Finding zeros of polynomials (2 of 2) | Mathematics III | High School Math | Khan Academy

• [Voiceover] In the last video, we factored this polynomial in order to find the real roots. We factored it by grouping, which essentially means doing the distributive property in reverse twice. I mentioned that there's two ways you could do it. You could actually, from the get-go, add these two middle degree terms, and then think about it from there.

So, what I thought I'd do is just a quick video on that alternative. If we add, instead of grouping, if we add these middle two terms. Actually, I'll just focus on the fourth degree polynomial here. We know that we have an x out front. This fourth degree polynomial is going to simplify to x to the fourth plus seven x squared minus 18. If we want to factor this, we could recognize a pattern here.

You probably remember. Hopefully, you remember. If you don't, then you might want to review your factoring polynomials. But if you have x plus a times x plus b, that's going to be equal to x squared plus the sum of those two numbers, a and b, as being the coefficient of the x term plus the product of those two numbers. If you just multiply this out, this is what you would get.

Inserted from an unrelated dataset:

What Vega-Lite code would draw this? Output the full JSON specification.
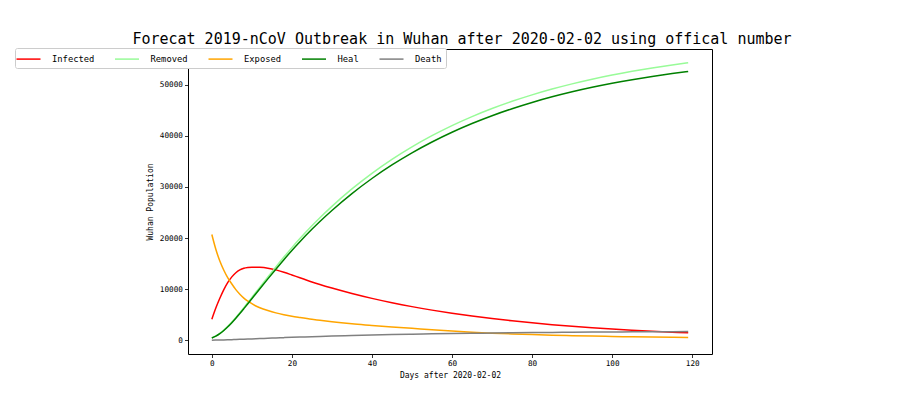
{
"$schema": "https://vega.github.io/schema/vega-lite/v6.json",
"width": 524, "height": 305,
"autosize": {"type": "none"},
"padding": {"left": 188, "top": 49, "right": 205, "bottom": 44},
"background": "white",
"title": {"text": "Forecat 2019-nCoV Outbreak in Wuhan after 2020-02-02 using offical number", "font": "DejaVu Sans Mono", "fontSize": 15, "fontWeight": "normal", "color": "black", "anchor": "middle", "frame": "group", "dx": 12, "dy": 17, "offset": 6, "baseline": "alphabetic"},
"datasets": {
"rows": [
{"day":0,"Infected":4100,"Removed":450,"Exposed":20700,"Heal":436,"Death":14},
{"day":1,"Infected":6300,"Removed":816,"Exposed":17800,"Heal":791,"Death":25},
{"day":2,"Infected":8200,"Removed":1327,"Exposed":15500,"Heal":1286,"Death":41},
{"day":3,"Infected":9900,"Removed":1965,"Exposed":13700,"Heal":1904,"Death":61},
{"day":4,"Infected":11300,"Removed":2712,"Exposed":12200,"Heal":2628,"Death":84},
{"day":5,"Infected":12400,"Removed":3547,"Exposed":11000,"Heal":3437,"Death":110},
{"day":6,"Infected":13200,"Removed":4449,"Exposed":9900,"Heal":4311,"Death":138},
{"day":7,"Infected":13750,"Removed":5398,"Exposed":9000,"Heal":5231,"Death":167},
{"day":8,"Infected":14080,"Removed":6379,"Exposed":8250,"Heal":6181,"Death":198},
{"day":9,"Infected":14230,"Removed":7376,"Exposed":7650,"Heal":7147,"Death":229},
{"day":10,"Infected":14290,"Removed":8380,"Exposed":7150,"Heal":8120,"Death":260},
{"day":11,"Infected":14290,"Removed":9386,"Exposed":6700,"Heal":9095,"Death":291},
{"day":12,"Infected":14260,"Removed":10390,"Exposed":6350,"Heal":10068,"Death":322},
{"day":14,"Infected":14090,"Removed":12384,"Exposed":5800,"Heal":12000,"Death":384},
{"day":16,"Infected":13770,"Removed":14352,"Exposed":5350,"Heal":13907,"Death":445},
{"day":18,"Infected":13310,"Removed":16272,"Exposed":5000,"Heal":15768,"Death":504},
{"day":20,"Infected":12770,"Removed":18121,"Exposed":4700,"Heal":17559,"Death":562},
{"day":22,"Infected":12210,"Removed":19890,"Exposed":4450,"Heal":19273,"Death":617},
{"day":25,"Infected":11400,"Removed":22395,"Exposed":4100,"Heal":21701,"Death":694},
{"day":27,"Infected":10900,"Removed":23970,"Exposed":3900,"Heal":23227,"Death":743},
{"day":30,"Infected":10204,"Removed":26200,"Exposed":3600,"Heal":25388,"Death":812},
{"day":35,"Infected":9142,"Removed":29608,"Exposed":3200,"Heal":28690,"Death":918},
{"day":40,"Infected":8190,"Removed":32661,"Exposed":2900,"Heal":31649,"Death":1012},
{"day":45,"Infected":7337,"Removed":35396,"Exposed":2600,"Heal":34299,"Death":1097},
{"day":50,"Infected":6572,"Removed":37846,"Exposed":2330,"Heal":36673,"Death":1173},
{"day":55,"Infected":5888,"Removed":40041,"Exposed":2060,"Heal":38800,"Death":1241},
{"day":60,"Infected":5274,"Removed":42007,"Exposed":1780,"Heal":40705,"Death":1302},
{"day":65,"Infected":4724,"Removed":43768,"Exposed":1550,"Heal":42411,"Death":1357},
{"day":70,"Infected":4233,"Removed":45346,"Exposed":1380,"Heal":43940,"Death":1406},
{"day":75,"Infected":3792,"Removed":46760,"Exposed":1230,"Heal":45310,"Death":1450},
{"day":80,"Infected":3397,"Removed":48026,"Exposed":1100,"Heal":46537,"Death":1489},
{"day":85,"Infected":3043,"Removed":49160,"Exposed":990,"Heal":47636,"Death":1524},
{"day":90,"Infected":2726,"Removed":50176,"Exposed":890,"Heal":48621,"Death":1555},
{"day":95,"Infected":2442,"Removed":51087,"Exposed":810,"Heal":49503,"Death":1584},
{"day":100,"Infected":2188,"Removed":51903,"Exposed":740,"Heal":50294,"Death":1609},
{"day":105,"Infected":1960,"Removed":52633,"Exposed":670,"Heal":51001,"Death":1632},
{"day":110,"Infected":1755,"Removed":53288,"Exposed":610,"Heal":51636,"Death":1652},
{"day":115,"Infected":1573,"Removed":53874,"Exposed":560,"Heal":52204,"Death":1670},
{"day":119,"Infected":1440,"Removed":54299,"Exposed":530,"Heal":52616,"Death":1683}
]
},
"data": {"name": "rows"},
"transform": [{"fold": ["Infected", "Removed", "Exposed", "Heal", "Death"], "as": ["series", "value"]}],
"mark": {"type": "line", "strokeWidth": 1.5, "interpolate": "monotone", "clip": true},
"encoding": {
"x": {"field": "day", "type": "quantitative", "scale": {"domain": [-5.95, 124.95], "nice": false, "zero": false}, "axis": {"values": [0, 20, 40, 60, 80, 100, 120], "title": "Days after 2020-02-02", "grid": false, "titlePadding": 4}},
"y": {"field": "value", "type": "quantitative", "scale": {"domain": [-2700, 57000], "nice": false, "zero": false}, "axis": {"values": [0, 10000, 20000, 30000, 40000, 50000], "format": "d", "title": "Wuhan Population", "grid": false, "titlePadding": 5}},
"color": {"field": "series", "type": "nominal", "sort": ["Infected", "Removed", "Exposed", "Heal", "Death"], "scale": {"domain": ["Infected", "Removed", "Exposed", "Heal", "Death"], "range": ["#ff0000", "#98fb98", "#ffa500", "#008000", "#808080"]}, "legend": {"title": null, "orient": "none", "legendX": -173, "legendY": -1, "direction": "horizontal", "columns": 5, "symbolType": "M-2,0H2", "symbolSize": 144, "symbolOffset": 2.5, "symbolStrokeWidth": 1.5, "labelFont": "DejaVu Sans Mono", "labelFontSize": 8.8, "labelColor": "black", "labelOffset": 16.5, "columnPadding": 16.5, "padding": 4, "strokeColor": "#cccccc", "fillColor": "white", "cornerRadius": 2}}
},
"config": {
"view": {"stroke": "black", "strokeWidth": 1},
"axis": {"domain": false, "ticks": true, "tickColor": "black", "tickSize": 3.5, "tickWidth": 0.8, "labelFont": "DejaVu Sans Mono", "labelFontSize": 7.7, "labelColor": "black", "labelPadding": 2, "titleFont": "DejaVu Sans Mono", "titleFontSize": 8, "titleFontWeight": "normal", "titleColor": "black"}
}
}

But if this was x squared plus a times x squared plus b, instead of this being x squared, this would be x to the fourth. Instead of this being x, this would be x squared, which is exactly the pattern we have here. So, what two a's and b's that if I add them up, I would get seven, and if I were to take their product, I get negative 18?

Well, since their product is negative, we know that they are of different signs. One will be positive, one will be negative. And since their sum is positive, we know that the larger of the two numbers is going to be positive. So, what jumps out at me is nine times negative two. You multiply those, you get negative 18. You take their sum, you get seven.

So, we can rewrite this, just looking at this pattern here as x squared plus nine times x squared minus two. I could say plus negative two. That's the same thing as x squared minus two. And then, that's exactly what we got right over here. Of course, you have this x out front that I didn't consider right over here.

And then, this, as we did in the previous video, you could recognize as a difference of squares and then factor it further to actually find the roots. But I just wanted to show that you could solve this by regrouping, or you can solve this by, I guess you could say, more traditional factoring means. And notice this nine and negative two, this is what was already broken up for us, so we could factor by regrouping.